** DATASET EXTRACT **
═══

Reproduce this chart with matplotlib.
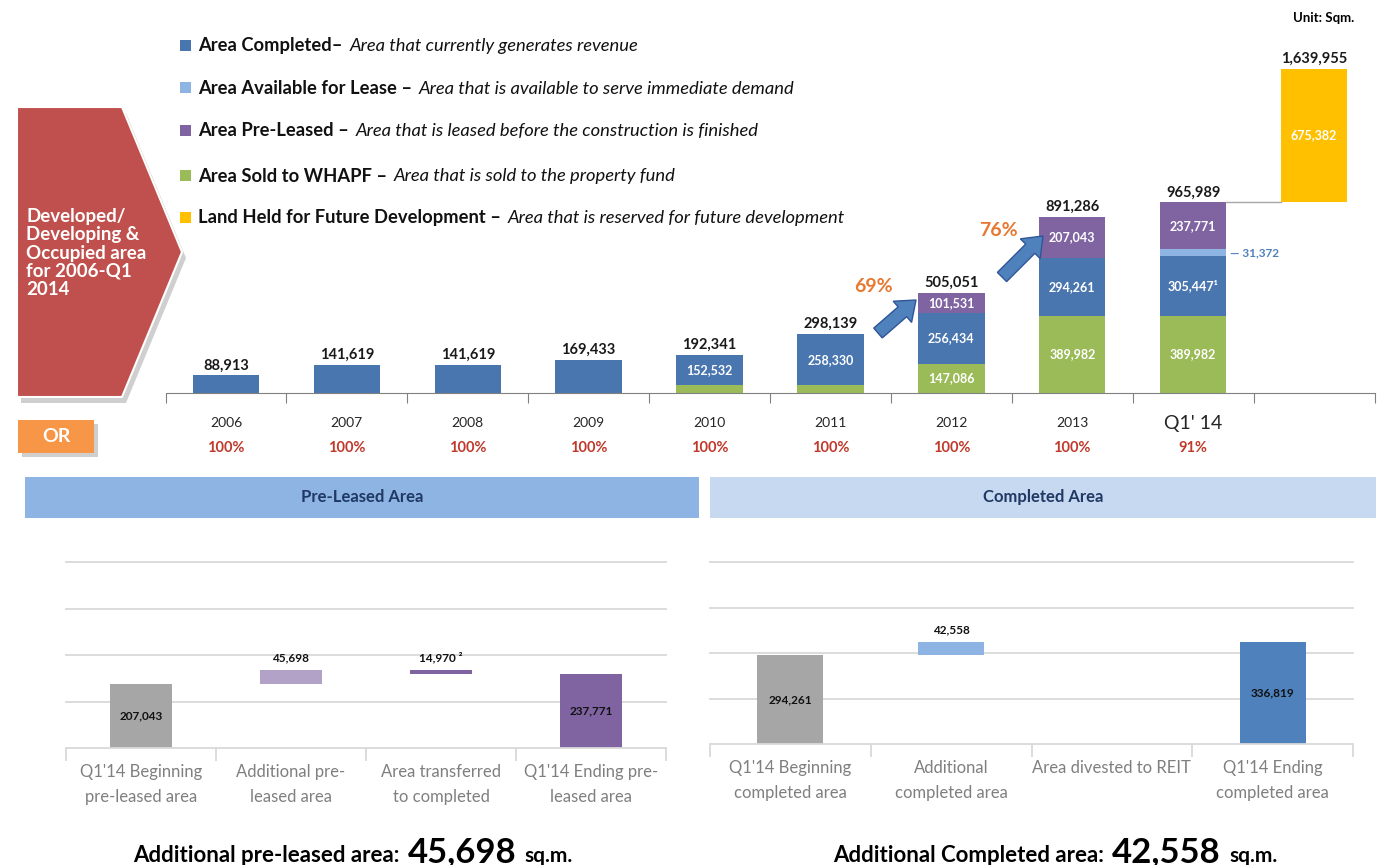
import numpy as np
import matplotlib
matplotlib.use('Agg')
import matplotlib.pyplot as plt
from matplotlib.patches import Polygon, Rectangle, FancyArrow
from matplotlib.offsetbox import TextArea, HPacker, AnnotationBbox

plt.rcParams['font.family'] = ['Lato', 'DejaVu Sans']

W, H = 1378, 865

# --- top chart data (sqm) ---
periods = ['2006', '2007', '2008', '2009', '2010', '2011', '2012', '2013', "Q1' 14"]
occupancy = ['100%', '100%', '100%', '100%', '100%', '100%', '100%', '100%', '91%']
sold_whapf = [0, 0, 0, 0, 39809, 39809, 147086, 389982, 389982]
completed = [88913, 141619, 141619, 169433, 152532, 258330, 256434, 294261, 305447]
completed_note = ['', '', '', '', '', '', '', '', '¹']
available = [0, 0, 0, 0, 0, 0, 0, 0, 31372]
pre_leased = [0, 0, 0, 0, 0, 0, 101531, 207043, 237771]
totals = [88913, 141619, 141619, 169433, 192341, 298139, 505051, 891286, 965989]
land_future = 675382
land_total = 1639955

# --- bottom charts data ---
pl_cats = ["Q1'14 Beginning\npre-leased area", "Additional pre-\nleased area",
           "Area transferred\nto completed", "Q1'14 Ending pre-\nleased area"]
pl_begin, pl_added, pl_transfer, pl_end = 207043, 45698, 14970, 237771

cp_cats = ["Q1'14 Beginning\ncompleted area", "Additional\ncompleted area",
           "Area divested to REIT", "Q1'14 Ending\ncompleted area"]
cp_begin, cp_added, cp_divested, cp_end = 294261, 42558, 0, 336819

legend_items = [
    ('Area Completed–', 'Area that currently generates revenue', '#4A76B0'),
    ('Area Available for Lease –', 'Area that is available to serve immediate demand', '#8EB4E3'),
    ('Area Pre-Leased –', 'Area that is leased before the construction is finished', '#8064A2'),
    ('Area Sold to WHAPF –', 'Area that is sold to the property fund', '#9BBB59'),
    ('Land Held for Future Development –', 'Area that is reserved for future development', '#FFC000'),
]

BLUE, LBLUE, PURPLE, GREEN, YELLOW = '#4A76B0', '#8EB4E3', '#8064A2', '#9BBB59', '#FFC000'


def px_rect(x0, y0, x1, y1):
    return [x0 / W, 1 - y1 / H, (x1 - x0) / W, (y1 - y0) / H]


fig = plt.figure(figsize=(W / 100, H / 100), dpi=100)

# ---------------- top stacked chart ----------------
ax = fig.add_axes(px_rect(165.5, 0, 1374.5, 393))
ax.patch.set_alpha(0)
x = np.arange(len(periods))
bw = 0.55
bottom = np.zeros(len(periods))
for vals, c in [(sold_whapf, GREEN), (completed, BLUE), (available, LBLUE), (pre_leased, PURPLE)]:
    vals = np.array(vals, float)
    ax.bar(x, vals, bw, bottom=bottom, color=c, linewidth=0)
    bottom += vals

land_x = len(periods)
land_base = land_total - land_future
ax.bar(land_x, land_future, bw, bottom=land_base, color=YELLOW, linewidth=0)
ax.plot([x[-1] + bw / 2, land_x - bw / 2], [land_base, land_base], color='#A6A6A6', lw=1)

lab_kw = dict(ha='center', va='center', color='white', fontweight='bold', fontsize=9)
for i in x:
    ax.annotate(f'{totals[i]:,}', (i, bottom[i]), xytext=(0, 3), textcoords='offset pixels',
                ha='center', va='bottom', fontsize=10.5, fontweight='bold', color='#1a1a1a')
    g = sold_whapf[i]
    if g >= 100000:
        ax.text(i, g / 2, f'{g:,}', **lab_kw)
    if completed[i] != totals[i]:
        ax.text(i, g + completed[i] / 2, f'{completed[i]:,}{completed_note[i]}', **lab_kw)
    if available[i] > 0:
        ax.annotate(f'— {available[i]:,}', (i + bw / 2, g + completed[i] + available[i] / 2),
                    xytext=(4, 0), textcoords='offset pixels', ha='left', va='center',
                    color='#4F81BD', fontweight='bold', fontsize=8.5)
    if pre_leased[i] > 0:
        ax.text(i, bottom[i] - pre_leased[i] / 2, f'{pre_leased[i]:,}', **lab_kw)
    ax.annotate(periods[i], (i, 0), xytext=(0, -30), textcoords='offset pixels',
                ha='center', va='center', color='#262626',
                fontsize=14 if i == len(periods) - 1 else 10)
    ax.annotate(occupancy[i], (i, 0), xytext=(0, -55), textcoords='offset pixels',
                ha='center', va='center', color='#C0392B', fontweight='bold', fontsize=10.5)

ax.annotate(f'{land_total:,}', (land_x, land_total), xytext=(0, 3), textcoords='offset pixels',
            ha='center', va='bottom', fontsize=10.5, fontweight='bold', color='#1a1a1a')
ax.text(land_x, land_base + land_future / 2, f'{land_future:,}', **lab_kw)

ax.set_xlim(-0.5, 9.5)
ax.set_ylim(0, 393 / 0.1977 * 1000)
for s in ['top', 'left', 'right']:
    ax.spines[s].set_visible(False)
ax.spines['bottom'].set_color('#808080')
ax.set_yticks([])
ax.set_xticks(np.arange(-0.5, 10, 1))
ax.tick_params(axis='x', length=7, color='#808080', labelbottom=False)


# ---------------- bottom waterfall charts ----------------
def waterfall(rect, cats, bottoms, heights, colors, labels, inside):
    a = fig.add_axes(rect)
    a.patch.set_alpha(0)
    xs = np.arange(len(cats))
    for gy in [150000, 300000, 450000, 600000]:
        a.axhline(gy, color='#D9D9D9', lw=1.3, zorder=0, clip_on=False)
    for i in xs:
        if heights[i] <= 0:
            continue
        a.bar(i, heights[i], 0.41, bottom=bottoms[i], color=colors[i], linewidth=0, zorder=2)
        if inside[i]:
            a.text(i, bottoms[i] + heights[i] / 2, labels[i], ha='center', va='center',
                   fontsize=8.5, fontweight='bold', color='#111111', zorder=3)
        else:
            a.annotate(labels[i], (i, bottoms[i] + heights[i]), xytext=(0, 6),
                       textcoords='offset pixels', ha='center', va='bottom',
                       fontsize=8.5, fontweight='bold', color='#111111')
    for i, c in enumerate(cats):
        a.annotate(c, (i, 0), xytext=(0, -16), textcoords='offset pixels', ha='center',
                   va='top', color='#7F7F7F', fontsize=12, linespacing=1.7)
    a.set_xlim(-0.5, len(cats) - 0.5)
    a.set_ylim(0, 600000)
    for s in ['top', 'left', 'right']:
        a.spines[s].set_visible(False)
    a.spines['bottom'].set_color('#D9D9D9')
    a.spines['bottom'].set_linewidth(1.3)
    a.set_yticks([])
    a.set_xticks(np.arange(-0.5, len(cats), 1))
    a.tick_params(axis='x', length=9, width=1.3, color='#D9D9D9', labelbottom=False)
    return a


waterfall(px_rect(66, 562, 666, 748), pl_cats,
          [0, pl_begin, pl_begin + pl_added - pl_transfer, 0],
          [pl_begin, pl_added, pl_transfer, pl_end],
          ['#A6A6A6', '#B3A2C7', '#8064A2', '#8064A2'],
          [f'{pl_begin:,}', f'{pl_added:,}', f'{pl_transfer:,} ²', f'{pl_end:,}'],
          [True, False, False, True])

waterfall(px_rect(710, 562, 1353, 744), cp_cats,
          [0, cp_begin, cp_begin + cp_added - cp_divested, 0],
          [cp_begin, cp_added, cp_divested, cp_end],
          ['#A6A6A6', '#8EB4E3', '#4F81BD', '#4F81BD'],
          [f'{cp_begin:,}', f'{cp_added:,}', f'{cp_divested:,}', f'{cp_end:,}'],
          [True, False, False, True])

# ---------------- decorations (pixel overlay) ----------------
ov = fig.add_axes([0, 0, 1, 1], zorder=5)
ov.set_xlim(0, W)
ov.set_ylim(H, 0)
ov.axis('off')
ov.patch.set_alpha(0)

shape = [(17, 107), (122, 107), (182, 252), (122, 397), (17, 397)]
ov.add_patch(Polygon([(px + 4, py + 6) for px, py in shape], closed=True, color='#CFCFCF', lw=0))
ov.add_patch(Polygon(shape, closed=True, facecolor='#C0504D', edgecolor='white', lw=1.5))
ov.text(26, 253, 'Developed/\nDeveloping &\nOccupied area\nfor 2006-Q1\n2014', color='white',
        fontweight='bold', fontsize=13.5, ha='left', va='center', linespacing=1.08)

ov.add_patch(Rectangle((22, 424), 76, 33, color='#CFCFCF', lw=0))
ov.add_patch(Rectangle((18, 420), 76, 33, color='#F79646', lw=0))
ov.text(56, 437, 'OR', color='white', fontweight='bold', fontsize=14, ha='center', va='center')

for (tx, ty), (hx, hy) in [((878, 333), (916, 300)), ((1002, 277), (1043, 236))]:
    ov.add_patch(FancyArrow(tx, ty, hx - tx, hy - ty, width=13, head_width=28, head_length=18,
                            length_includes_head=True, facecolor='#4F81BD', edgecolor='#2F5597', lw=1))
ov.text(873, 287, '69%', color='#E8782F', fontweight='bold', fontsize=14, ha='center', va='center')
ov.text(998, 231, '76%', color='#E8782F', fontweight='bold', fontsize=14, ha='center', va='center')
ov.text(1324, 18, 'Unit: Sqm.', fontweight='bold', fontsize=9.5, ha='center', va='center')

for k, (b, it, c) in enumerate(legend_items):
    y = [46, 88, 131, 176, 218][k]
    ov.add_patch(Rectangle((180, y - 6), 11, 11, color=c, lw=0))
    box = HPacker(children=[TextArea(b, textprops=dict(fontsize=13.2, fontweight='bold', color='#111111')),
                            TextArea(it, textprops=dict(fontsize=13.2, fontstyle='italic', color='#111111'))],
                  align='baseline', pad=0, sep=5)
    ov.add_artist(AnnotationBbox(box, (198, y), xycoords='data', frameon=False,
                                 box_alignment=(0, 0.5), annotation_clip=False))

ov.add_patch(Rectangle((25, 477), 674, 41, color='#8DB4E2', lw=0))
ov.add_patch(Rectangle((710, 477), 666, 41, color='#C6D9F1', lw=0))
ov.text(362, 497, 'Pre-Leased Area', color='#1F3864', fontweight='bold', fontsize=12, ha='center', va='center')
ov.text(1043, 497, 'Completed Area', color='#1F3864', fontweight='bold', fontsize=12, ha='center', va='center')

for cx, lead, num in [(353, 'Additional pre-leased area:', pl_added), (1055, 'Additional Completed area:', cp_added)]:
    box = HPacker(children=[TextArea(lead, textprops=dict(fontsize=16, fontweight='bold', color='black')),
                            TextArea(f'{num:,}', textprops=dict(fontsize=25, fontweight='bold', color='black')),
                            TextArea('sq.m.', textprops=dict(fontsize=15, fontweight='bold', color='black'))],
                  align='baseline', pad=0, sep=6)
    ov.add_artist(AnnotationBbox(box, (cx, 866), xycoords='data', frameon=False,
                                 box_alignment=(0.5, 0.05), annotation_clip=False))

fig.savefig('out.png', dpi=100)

═══

** STATED PROBLEM **
With all pictures left out, please transcribe exactly the lines from the start of the material through the line with "W, H = 1378, 865".

** SOLUTION TO THE PROBLEM **
Reproduce this chart with matplotlib.
import numpy as np
import matplotlib
matplotlib.use('Agg')
import matplotlib.pyplot as plt
from matplotlib.patches import Polygon, Rectangle, FancyArrow
from matplotlib.offsetbox import TextArea, HPacker, AnnotationBbox

plt.rcParams['font.family'] = ['Lato', 'DejaVu Sans']

W, H = 1378, 865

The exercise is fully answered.